Exercise description: Pull out every line containing the string "this".

Material provided:
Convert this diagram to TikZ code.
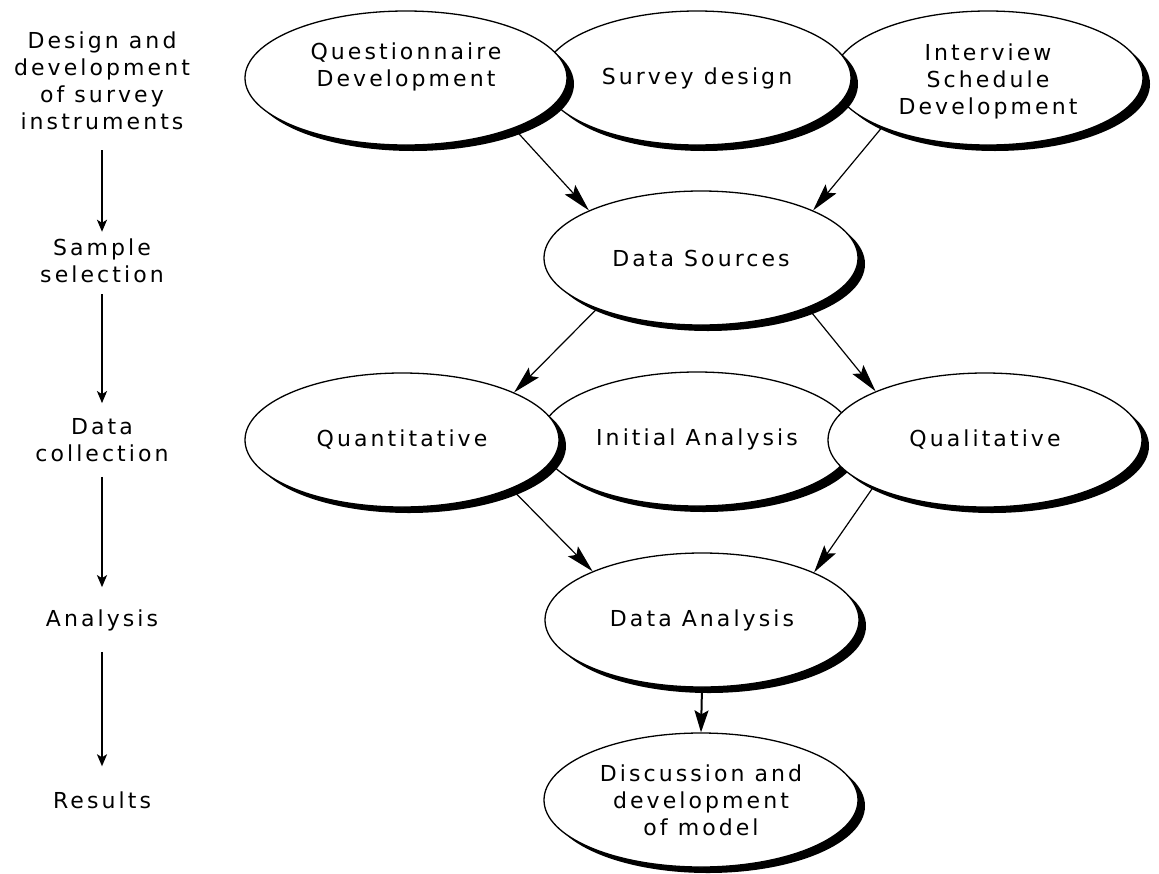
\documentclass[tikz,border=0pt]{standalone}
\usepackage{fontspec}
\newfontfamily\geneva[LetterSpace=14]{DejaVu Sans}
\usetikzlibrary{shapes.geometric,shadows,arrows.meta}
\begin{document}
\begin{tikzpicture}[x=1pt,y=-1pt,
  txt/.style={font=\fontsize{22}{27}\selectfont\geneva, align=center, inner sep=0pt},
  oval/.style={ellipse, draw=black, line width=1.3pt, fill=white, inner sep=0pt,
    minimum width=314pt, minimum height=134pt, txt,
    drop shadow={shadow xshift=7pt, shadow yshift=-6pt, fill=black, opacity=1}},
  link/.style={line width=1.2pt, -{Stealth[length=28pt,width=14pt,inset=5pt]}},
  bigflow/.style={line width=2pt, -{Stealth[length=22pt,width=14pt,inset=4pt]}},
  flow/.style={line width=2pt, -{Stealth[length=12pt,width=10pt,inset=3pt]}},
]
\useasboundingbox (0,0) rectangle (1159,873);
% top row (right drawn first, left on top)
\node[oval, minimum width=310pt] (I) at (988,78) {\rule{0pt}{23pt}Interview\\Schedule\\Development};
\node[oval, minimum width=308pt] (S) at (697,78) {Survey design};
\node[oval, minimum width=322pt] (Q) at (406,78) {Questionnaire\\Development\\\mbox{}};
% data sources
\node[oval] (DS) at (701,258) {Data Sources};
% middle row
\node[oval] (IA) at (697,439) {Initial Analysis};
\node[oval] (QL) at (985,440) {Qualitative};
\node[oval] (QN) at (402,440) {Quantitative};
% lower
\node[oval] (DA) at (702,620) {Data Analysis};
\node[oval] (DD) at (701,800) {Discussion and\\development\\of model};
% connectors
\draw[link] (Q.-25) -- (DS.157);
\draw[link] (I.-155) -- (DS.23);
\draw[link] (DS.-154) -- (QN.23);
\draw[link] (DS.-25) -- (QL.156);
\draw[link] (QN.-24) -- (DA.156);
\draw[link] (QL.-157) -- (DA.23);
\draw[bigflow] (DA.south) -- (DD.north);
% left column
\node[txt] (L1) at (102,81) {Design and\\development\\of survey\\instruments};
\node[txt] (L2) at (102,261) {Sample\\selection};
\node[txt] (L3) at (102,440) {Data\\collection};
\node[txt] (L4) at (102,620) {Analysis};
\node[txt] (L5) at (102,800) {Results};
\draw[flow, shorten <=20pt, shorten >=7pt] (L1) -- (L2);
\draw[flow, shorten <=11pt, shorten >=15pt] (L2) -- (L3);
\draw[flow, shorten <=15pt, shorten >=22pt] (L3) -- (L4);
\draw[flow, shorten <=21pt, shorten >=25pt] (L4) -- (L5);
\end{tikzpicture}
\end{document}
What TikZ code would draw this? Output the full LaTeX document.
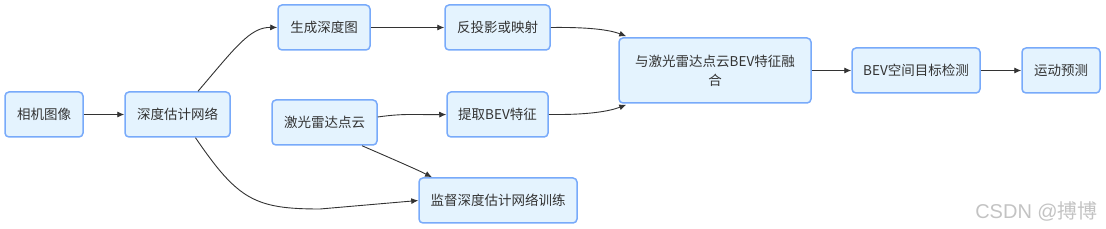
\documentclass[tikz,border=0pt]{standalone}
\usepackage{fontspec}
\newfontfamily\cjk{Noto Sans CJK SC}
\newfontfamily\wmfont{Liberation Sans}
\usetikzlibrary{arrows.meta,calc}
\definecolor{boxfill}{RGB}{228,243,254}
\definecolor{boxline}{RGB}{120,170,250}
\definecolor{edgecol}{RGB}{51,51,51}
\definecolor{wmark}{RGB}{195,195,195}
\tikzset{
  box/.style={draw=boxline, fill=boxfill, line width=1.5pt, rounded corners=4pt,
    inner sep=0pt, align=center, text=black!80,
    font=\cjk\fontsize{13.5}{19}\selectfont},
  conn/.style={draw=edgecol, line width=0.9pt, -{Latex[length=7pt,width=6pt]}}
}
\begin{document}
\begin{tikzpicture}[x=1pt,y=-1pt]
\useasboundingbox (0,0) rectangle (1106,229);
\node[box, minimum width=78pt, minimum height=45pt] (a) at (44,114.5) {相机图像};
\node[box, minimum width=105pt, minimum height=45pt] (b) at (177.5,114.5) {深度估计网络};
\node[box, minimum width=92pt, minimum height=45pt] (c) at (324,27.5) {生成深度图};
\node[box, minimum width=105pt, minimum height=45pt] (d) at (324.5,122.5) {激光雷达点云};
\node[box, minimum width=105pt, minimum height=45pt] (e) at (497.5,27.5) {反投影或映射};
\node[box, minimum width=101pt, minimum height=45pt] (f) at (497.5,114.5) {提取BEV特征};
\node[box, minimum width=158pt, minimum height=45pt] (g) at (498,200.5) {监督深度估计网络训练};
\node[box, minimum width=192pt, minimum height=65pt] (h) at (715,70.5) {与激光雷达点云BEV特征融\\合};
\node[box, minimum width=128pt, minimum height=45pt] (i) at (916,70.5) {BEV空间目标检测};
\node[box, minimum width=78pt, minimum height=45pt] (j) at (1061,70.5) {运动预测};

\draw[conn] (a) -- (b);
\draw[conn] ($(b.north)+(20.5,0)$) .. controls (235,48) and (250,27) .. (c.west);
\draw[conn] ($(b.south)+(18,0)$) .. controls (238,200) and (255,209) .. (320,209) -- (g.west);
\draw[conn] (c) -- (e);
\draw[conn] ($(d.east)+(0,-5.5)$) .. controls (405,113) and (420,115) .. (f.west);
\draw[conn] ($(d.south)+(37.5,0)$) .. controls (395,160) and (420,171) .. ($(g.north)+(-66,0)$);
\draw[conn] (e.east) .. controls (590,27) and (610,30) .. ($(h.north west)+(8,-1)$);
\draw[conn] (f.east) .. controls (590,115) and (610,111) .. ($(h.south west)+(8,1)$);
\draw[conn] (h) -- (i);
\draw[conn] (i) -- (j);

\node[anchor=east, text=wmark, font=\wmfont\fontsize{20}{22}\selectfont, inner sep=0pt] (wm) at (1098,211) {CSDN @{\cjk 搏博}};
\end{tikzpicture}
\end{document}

...

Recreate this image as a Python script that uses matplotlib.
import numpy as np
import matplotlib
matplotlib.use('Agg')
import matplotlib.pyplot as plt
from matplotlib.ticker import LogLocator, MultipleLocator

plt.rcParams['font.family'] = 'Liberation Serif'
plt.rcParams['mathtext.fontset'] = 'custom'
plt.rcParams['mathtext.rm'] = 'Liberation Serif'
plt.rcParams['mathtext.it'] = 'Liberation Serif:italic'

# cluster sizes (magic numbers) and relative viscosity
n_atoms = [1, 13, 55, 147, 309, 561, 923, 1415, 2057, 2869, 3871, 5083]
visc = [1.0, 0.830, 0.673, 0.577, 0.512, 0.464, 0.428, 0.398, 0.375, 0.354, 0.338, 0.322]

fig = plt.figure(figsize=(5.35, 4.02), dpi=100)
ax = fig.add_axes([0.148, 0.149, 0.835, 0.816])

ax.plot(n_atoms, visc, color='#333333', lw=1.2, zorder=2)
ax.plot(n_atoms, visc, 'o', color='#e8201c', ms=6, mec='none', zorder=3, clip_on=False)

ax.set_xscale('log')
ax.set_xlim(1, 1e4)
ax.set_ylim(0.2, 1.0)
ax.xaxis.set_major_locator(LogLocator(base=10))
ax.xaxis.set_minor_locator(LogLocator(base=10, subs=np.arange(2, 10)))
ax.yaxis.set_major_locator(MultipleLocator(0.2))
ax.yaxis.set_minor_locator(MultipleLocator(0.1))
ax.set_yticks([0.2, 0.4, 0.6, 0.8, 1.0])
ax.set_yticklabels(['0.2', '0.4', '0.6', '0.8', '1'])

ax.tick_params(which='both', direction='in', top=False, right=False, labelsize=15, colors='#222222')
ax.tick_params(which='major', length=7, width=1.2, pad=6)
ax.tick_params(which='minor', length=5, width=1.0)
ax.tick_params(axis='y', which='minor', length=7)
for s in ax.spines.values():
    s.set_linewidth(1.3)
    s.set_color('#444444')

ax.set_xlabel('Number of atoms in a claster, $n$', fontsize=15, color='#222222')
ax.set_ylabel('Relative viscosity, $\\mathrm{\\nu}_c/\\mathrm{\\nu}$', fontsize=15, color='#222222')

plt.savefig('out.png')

Problem solution:
Convert this diagram to TikZ code.
What TikZ code would draw this? Output the full LaTeX document.
Recreate this image as a Python script that uses matplotlib.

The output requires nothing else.